# [Dataset excerpt]
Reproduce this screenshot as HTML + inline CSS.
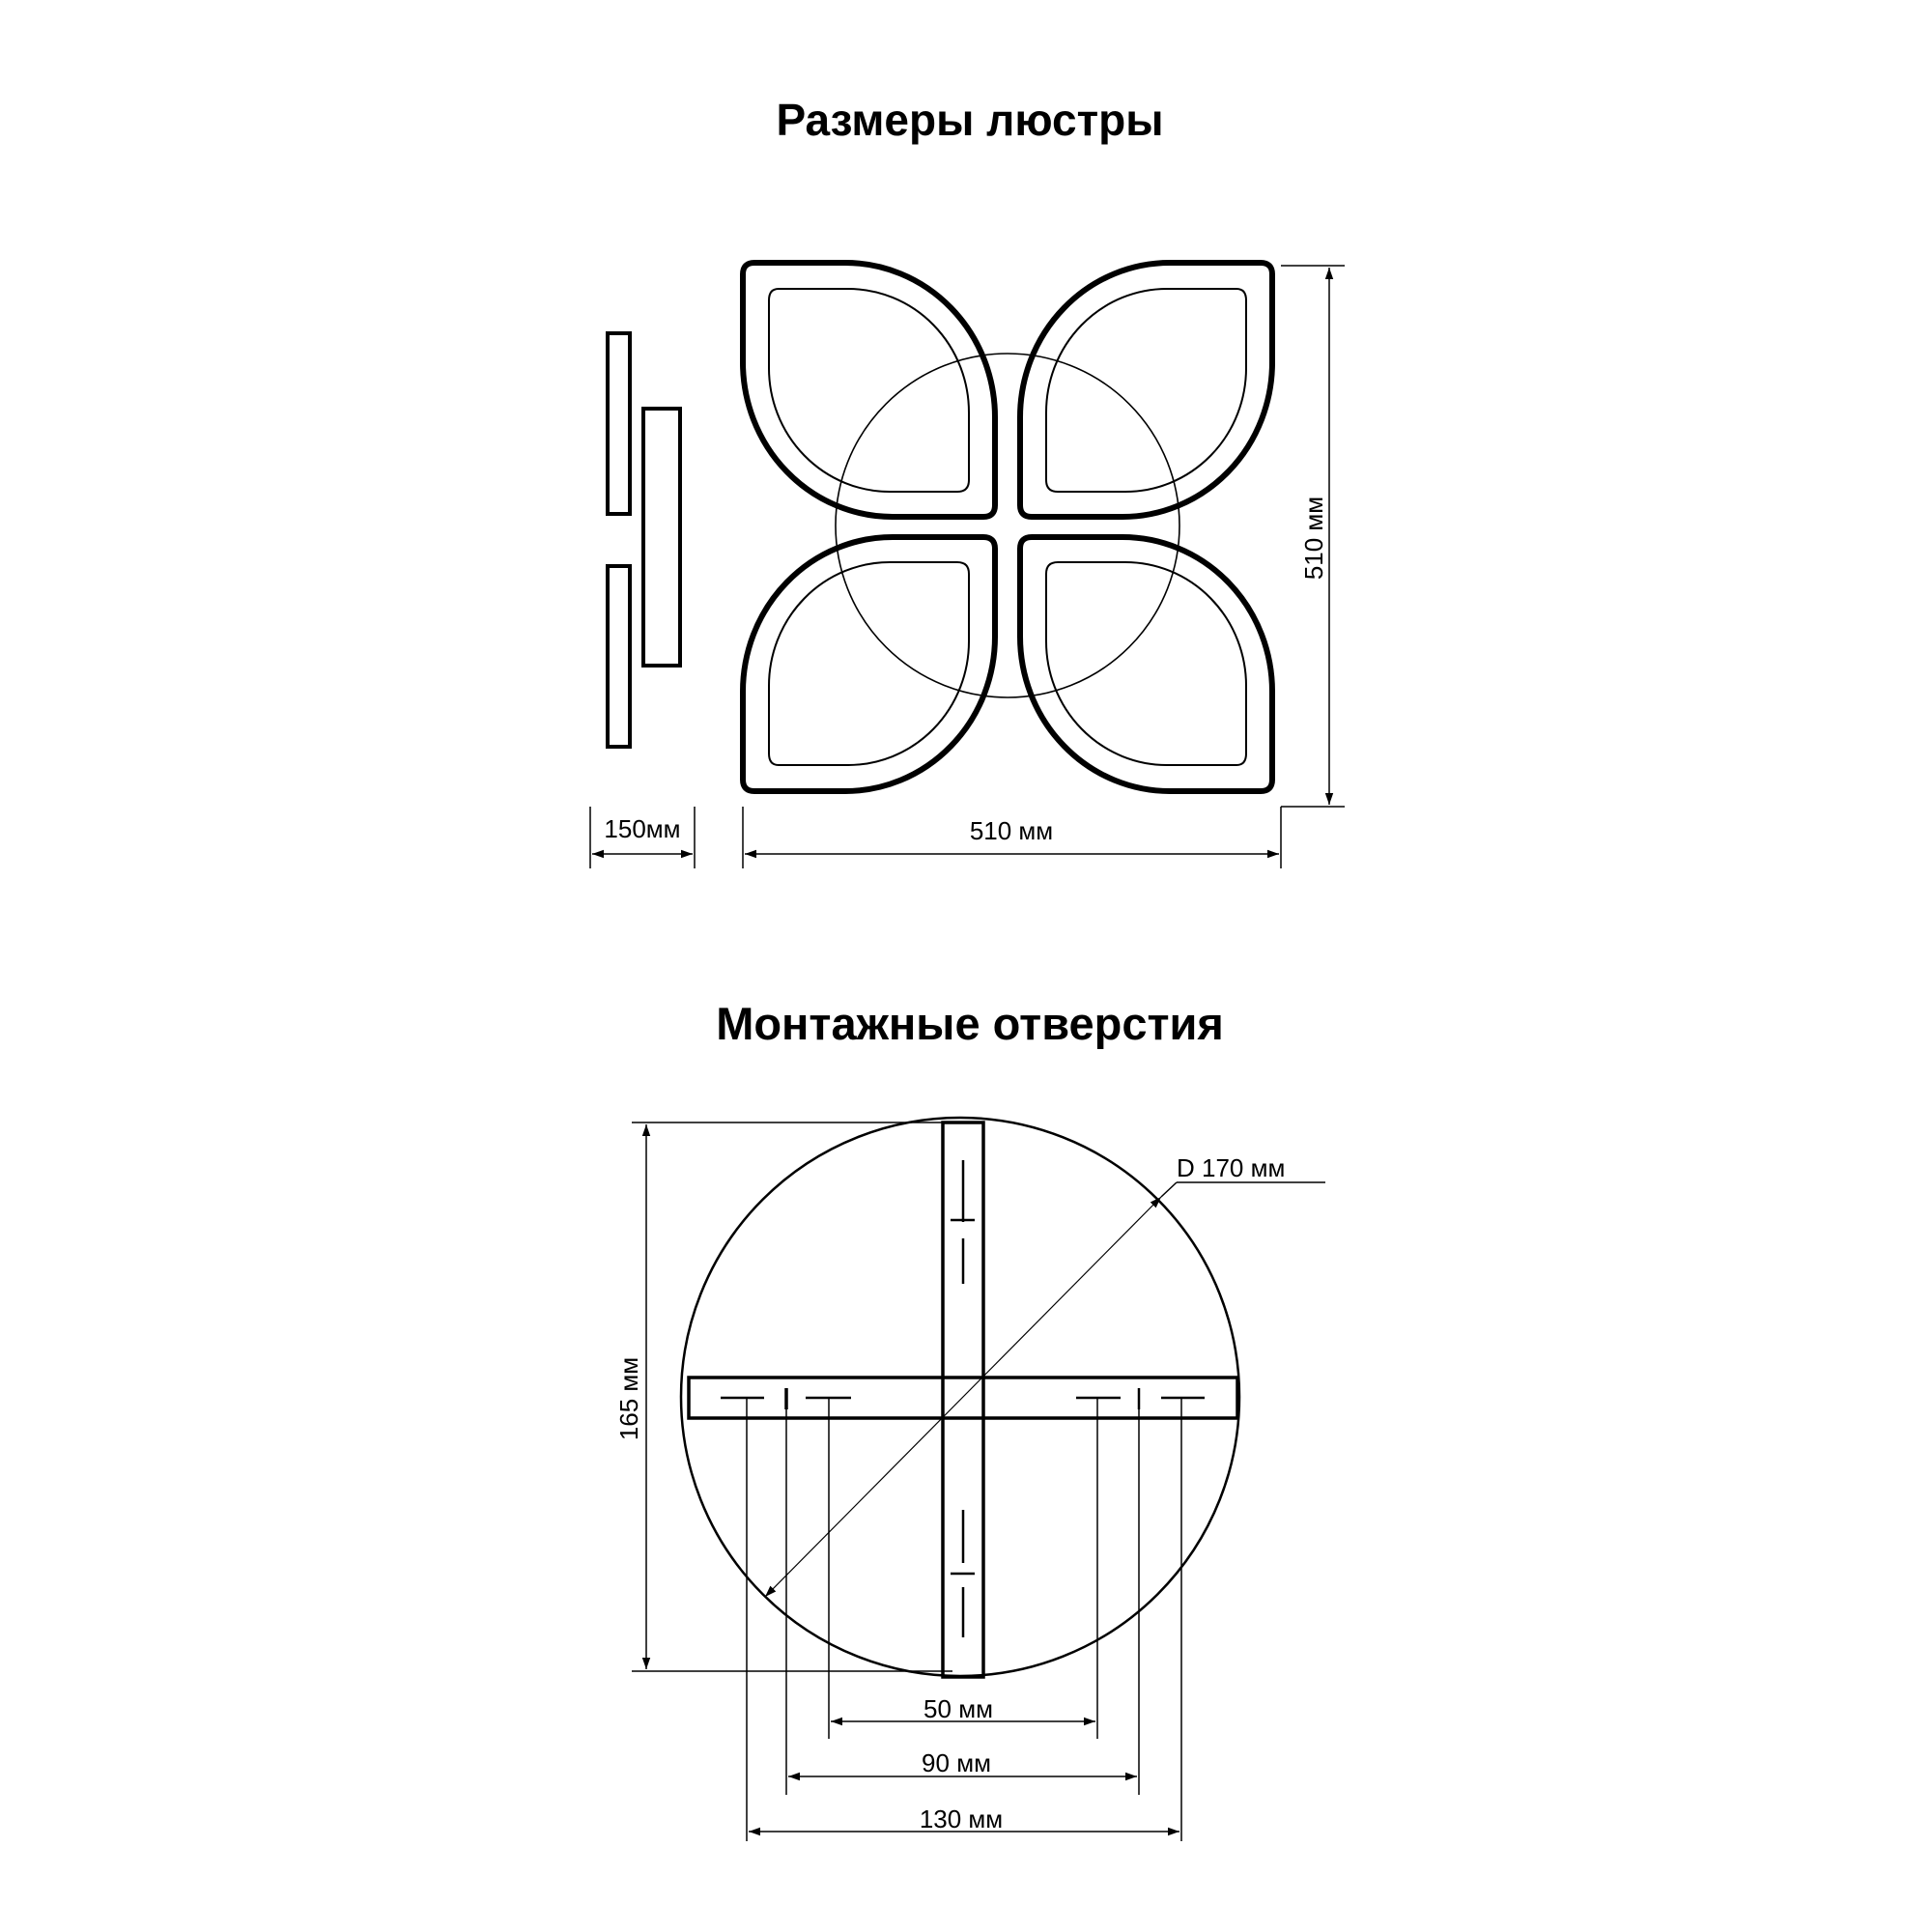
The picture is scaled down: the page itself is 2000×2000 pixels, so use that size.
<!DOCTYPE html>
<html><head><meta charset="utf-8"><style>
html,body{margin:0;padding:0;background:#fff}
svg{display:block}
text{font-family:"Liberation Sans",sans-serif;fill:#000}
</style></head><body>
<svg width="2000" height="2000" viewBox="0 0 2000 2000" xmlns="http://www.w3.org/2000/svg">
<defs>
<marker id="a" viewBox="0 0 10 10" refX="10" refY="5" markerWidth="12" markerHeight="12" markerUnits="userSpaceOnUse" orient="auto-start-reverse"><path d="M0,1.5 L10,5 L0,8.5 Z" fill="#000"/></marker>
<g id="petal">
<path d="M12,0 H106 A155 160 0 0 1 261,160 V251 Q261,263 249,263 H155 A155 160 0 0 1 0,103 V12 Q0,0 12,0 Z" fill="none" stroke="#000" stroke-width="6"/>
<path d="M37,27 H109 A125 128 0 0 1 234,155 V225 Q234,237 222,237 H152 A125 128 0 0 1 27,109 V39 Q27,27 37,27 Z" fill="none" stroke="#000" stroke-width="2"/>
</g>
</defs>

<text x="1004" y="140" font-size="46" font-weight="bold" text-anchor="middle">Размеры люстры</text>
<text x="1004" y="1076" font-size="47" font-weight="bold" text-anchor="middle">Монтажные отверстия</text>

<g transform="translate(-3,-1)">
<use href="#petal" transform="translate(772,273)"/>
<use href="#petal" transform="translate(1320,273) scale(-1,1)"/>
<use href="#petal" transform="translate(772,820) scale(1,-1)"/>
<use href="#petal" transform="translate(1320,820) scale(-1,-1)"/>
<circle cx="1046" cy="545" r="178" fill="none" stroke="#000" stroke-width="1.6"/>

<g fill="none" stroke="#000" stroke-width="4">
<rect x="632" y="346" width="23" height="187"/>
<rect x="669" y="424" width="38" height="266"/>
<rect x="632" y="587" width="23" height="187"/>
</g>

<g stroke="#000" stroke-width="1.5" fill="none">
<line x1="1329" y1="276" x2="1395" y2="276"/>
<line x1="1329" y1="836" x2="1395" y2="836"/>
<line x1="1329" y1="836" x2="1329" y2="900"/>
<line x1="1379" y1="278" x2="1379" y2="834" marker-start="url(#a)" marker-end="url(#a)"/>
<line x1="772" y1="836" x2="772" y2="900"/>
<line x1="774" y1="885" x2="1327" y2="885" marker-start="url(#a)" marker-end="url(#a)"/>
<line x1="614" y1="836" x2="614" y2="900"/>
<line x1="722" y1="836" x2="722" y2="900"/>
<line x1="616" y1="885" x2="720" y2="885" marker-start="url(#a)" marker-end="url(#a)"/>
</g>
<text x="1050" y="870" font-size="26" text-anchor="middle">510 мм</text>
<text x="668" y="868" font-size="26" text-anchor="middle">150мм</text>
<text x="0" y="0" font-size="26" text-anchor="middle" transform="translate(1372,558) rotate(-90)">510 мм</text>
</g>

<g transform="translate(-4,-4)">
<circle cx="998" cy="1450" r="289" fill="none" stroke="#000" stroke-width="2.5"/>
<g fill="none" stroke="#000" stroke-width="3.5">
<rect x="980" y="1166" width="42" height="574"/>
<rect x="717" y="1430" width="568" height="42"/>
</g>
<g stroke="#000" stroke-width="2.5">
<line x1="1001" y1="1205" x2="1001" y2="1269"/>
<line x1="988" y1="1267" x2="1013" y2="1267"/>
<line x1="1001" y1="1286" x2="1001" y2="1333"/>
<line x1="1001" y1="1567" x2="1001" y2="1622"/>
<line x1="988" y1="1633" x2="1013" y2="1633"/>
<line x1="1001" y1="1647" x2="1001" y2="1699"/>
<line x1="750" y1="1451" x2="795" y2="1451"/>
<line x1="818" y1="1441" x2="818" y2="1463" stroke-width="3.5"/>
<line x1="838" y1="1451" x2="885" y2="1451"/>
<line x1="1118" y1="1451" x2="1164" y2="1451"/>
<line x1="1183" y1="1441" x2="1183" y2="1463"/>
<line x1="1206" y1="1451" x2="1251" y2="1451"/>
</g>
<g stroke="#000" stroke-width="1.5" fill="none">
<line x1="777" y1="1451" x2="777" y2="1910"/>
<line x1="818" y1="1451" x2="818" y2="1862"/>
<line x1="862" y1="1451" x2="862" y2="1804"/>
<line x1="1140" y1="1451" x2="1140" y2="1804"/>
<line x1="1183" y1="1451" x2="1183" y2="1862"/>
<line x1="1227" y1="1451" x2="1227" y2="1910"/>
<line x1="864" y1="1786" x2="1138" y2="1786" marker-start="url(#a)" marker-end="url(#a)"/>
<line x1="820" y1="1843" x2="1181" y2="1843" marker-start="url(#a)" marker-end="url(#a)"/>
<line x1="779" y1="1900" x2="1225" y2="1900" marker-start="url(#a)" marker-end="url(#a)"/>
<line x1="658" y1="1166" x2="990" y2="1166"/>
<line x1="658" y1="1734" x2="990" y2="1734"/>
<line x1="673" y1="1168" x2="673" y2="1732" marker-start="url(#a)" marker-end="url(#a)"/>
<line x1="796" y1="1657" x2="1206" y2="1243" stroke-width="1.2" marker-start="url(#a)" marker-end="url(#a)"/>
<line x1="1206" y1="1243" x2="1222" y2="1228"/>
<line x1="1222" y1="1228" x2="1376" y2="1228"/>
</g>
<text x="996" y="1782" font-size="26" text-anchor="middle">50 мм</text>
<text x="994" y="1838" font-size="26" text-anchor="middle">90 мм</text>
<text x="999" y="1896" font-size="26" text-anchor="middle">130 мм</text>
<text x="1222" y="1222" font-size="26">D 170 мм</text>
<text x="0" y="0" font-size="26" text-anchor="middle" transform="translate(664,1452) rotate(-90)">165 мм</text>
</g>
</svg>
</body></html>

# [What you will do]
Write out every line above exactly as it is, leaving out the pictures.

# [Output of the exercise]
Reproduce this screenshot as HTML + inline CSS.
The picture is scaled down: the page itself is 2000×2000 pixels, so use that size.
<!DOCTYPE html>
<html><head><meta charset="utf-8"><style>
html,body{margin:0;padding:0;background:#fff}
svg{display:block}
text{font-family:"Liberation Sans",sans-serif;fill:#000}
</style></head><body>
<svg width="2000" height="2000" viewBox="0 0 2000 2000" xmlns="http://www.w3.org/2000/svg">
<defs>
<marker id="a" viewBox="0 0 10 10" refX="10" refY="5" markerWidth="12" markerHeight="12" markerUnits="userSpaceOnUse" orient="auto-start-reverse"><path d="M0,1.5 L10,5 L0,8.5 Z" fill="#000"/></marker>
<g id="petal">
<path d="M12,0 H106 A155 160 0 0 1 261,160 V251 Q261,263 249,263 H155 A155 160 0 0 1 0,103 V12 Q0,0 12,0 Z" fill="none" stroke="#000" stroke-width="6"/>
<path d="M37,27 H109 A125 128 0 0 1 234,155 V225 Q234,237 222,237 H152 A125 128 0 0 1 27,109 V39 Q27,27 37,27 Z" fill="none" stroke="#000" stroke-width="2"/>
</g>
</defs>

<text x="1004" y="140" font-size="46" font-weight="bold" text-anchor="middle">Размеры люстры</text>
<text x="1004" y="1076" font-size="47" font-weight="bold" text-anchor="middle">Монтажные отверстия</text>

<g transform="translate(-3,-1)">
<use href="#petal" transform="translate(772,273)"/>
<use href="#petal" transform="translate(1320,273) scale(-1,1)"/>
<use href="#petal" transform="translate(772,820) scale(1,-1)"/>
<use href="#petal" transform="translate(1320,820) scale(-1,-1)"/>
<circle cx="1046" cy="545" r="178" fill="none" stroke="#000" stroke-width="1.6"/>

<g fill="none" stroke="#000" stroke-width="4">
<rect x="632" y="346" width="23" height="187"/>
<rect x="669" y="424" width="38" height="266"/>
<rect x="632" y="587" width="23" height="187"/>
</g>

<g stroke="#000" stroke-width="1.5" fill="none">
<line x1="1329" y1="276" x2="1395" y2="276"/>
<line x1="1329" y1="836" x2="1395" y2="836"/>
<line x1="1329" y1="836" x2="1329" y2="900"/>
<line x1="1379" y1="278" x2="1379" y2="834" marker-start="url(#a)" marker-end="url(#a)"/>
<line x1="772" y1="836" x2="772" y2="900"/>
<line x1="774" y1="885" x2="1327" y2="885" marker-start="url(#a)" marker-end="url(#a)"/>
<line x1="614" y1="836" x2="614" y2="900"/>
<line x1="722" y1="836" x2="722" y2="900"/>
<line x1="616" y1="885" x2="720" y2="885" marker-start="url(#a)" marker-end="url(#a)"/>
</g>
<text x="1050" y="870" font-size="26" text-anchor="middle">510 мм</text>
<text x="668" y="868" font-size="26" text-anchor="middle">150мм</text>
<text x="0" y="0" font-size="26" text-anchor="middle" transform="translate(1372,558) rotate(-90)">510 мм</text>
</g>

<g transform="translate(-4,-4)">
<circle cx="998" cy="1450" r="289" fill="none" stroke="#000" stroke-width="2.5"/>
<g fill="none" stroke="#000" stroke-width="3.5">
<rect x="980" y="1166" width="42" height="574"/>
<rect x="717" y="1430" width="568" height="42"/>
</g>
<g stroke="#000" stroke-width="2.5">
<line x1="1001" y1="1205" x2="1001" y2="1269"/>
<line x1="988" y1="1267" x2="1013" y2="1267"/>
<line x1="1001" y1="1286" x2="1001" y2="1333"/>
<line x1="1001" y1="1567" x2="1001" y2="1622"/>
<line x1="988" y1="1633" x2="1013" y2="1633"/>
<line x1="1001" y1="1647" x2="1001" y2="1699"/>
<line x1="750" y1="1451" x2="795" y2="1451"/>
<line x1="818" y1="1441" x2="818" y2="1463" stroke-width="3.5"/>
<line x1="838" y1="1451" x2="885" y2="1451"/>
<line x1="1118" y1="1451" x2="1164" y2="1451"/>
<line x1="1183" y1="1441" x2="1183" y2="1463"/>
<line x1="1206" y1="1451" x2="1251" y2="1451"/>
</g>
<g stroke="#000" stroke-width="1.5" fill="none">
<line x1="777" y1="1451" x2="777" y2="1910"/>
<line x1="818" y1="1451" x2="818" y2="1862"/>
<line x1="862" y1="1451" x2="862" y2="1804"/>
<line x1="1140" y1="1451" x2="1140" y2="1804"/>
<line x1="1183" y1="1451" x2="1183" y2="1862"/>
<line x1="1227" y1="1451" x2="1227" y2="1910"/>
<line x1="864" y1="1786" x2="1138" y2="1786" marker-start="url(#a)" marker-end="url(#a)"/>
<line x1="820" y1="1843" x2="1181" y2="1843" marker-start="url(#a)" marker-end="url(#a)"/>
<line x1="779" y1="1900" x2="1225" y2="1900" marker-start="url(#a)" marker-end="url(#a)"/>
<line x1="658" y1="1166" x2="990" y2="1166"/>
<line x1="658" y1="1734" x2="990" y2="1734"/>
<line x1="673" y1="1168" x2="673" y2="1732" marker-start="url(#a)" marker-end="url(#a)"/>
<line x1="796" y1="1657" x2="1206" y2="1243" stroke-width="1.2" marker-start="url(#a)" marker-end="url(#a)"/>
<line x1="1206" y1="1243" x2="1222" y2="1228"/>
<line x1="1222" y1="1228" x2="1376" y2="1228"/>
</g>
<text x="996" y="1782" font-size="26" text-anchor="middle">50 мм</text>
<text x="994" y="1838" font-size="26" text-anchor="middle">90 мм</text>
<text x="999" y="1896" font-size="26" text-anchor="middle">130 мм</text>
<text x="1222" y="1222" font-size="26">D 170 мм</text>
<text x="0" y="0" font-size="26" text-anchor="middle" transform="translate(664,1452) rotate(-90)">165 мм</text>
</g>
</svg>
</body></html>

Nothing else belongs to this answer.